Tenho preferências ao zebuíno de chifres. É o diferencial. E, por conseguinte, não o vejo como um detalhe apenas. Faz parte do todo. Aqueles que assim pensam, exige desse item uma estética a acompanhar sua preferência dentro do padrão racial. Um adendo para dizer que essa diversidade propiciada pelo GIR é que o torna tão interessante, apaixonante e polêmico. Vou mais longe! É uma raça que vai além da simples orientação funcional trazendo, em concomitância, a alma artística daquele que o cria. Que diferença faz se a perfeição é buscada (anatomicamente) na cabeça ou no úbere? Ou não existe preocupação daqueles que o exploram na funcionalidade leiteira com beleza, anatomia e funcionalidade do úbere? O importante é que ‘nenhum trabalho vale pelo resultado que produz, mas pela disposição de espontânea alegria e amor com que é feito’ [royalties a Huberto Rohden]. O resultado do trabalho, sob a ótica financeira, é uma conseqüência de si mesmo.

Por outro lado, vejo a produção do mestiço ½ sangue (gir x holandês) oriundo de uma matriz gir mocha mais prazerosa e produtiva. Por isso devo ter meu trabalho condenado? Mas condenado por quem? Com qual autoridade? Na produção dessa matriz gir mocha posso utilizar-me de touros PROVADOS cuja anatomia de cabeça não me agrada. A raça me dá essa opção. Não posso admitir que a carga genética de um animal seja levada a efeito pelos chifres. A questão de não utilizar determinados touros cuja cabeça não me agrada é uma questão de estética. Pura e simplesmente!

Outro detalhe que me tem chamado a atenção é a produção de carne em referência a Cota Hilton, que deve seu nome à cadeia de Hotéis homônima. É constituída de cortes especiais do quarto traseiro de ‘novilhos precoce’ (expressão usada para definir o animal abatido mais jovem com três a quatro dentes definitivos, 30 a 36 meses) alcançando internacionalmente de 3 a 4 vezes o preço da carne comum. Esclarecimento: o Brasil não se encontra entre os credenciados à produção: Austrália, Nova Zelândia, Argentina, Estados Unidos, Canadá e Uruguai. Mas a qualidade desse corte serve de referência a qualquer outro país. O cruzamento da raça Nelore x Red Angus tem alcançado um abate em torno de 18 a 20 meses, com 18 @, através do uso de creeping feeding durante o período do aleitamento materno e pasto suplementado pós-desmama. O que dizer com relação ao cruzamento Gir x Red Angus levando-se em consideração a habilidade maternal da vaca GIR e a produção de carnes nobres (posterior)? Boiadas estão sendo abatidas hoje nos frigoríficos em torno de 16 @ arrobas para machos e 14 para fêmeas, peso este que será alcançado (estimativa) por este cruzamento aos 18 meses. É só fazer a conta tomando como referência 100 matrizes GIR distribuídas em duas estações de monta em grupo de 50 cada e projetar o resultado final.

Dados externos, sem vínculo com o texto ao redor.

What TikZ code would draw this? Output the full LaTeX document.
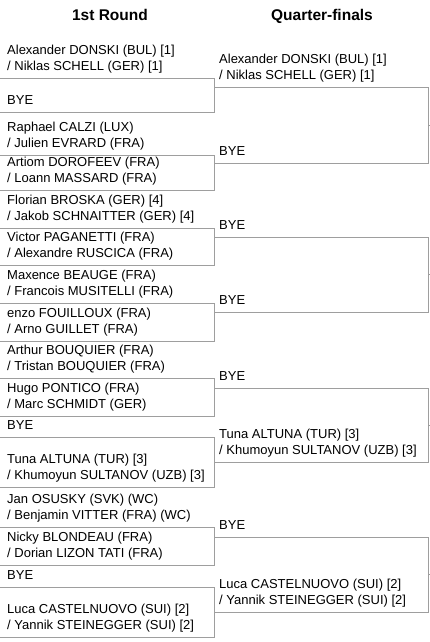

O que existe são mitos de interesses de poucos em detrimento de um todo. Desmitificar, essa é a palavra de ordem. Criadores de mito não os perdem facilmente, e nem podem. ‘Um produto pode vender devido ao apelo lógico que exerce sobre a nossa mente consciente, mas uma marca – ao contrário de um produto individual – forma-se emocionalmente com o passar do tempo e entra no nosso inconsciente numa maré de emoções e não por meios lógicos... ’ [royalties a William Backer]. Não podemos esquecer que ‘gir leiteiro’ é uma marca. Uma realidade produzida. Sobre marca (realidade produzida) Sal Randazzo afirma: ‘Dentro desse espaço perceptual da marca podemos criar sedutores mundos e personagens míticos que, graças à publicidade, ficam associados ao produto’. No que foi dada a funcionalidade específica leiteira a GIR, criando a expressão ‘gir leiteiro’, nada mais fizeram do que projetar uma marca no mercado, cuja sustentabilidade tem sido levada a efeito através de ‘altas lactações’ e um biótipo a diferenciá-lo do até então existe, que de certa forma está sendo desmontado pela Ciência e lactações aferidas em matrizes padrão utilizando-se das mesmas ferramentas. Apesar da extraordinária aceitação pelo mercado, a marca ‘gir leiteiro’, ao que parece, por falta de outros mitos de sustentação vai se exaurindo. Aos poucos a GIR vai deixando de ser uma marca para voltar à condição de raça.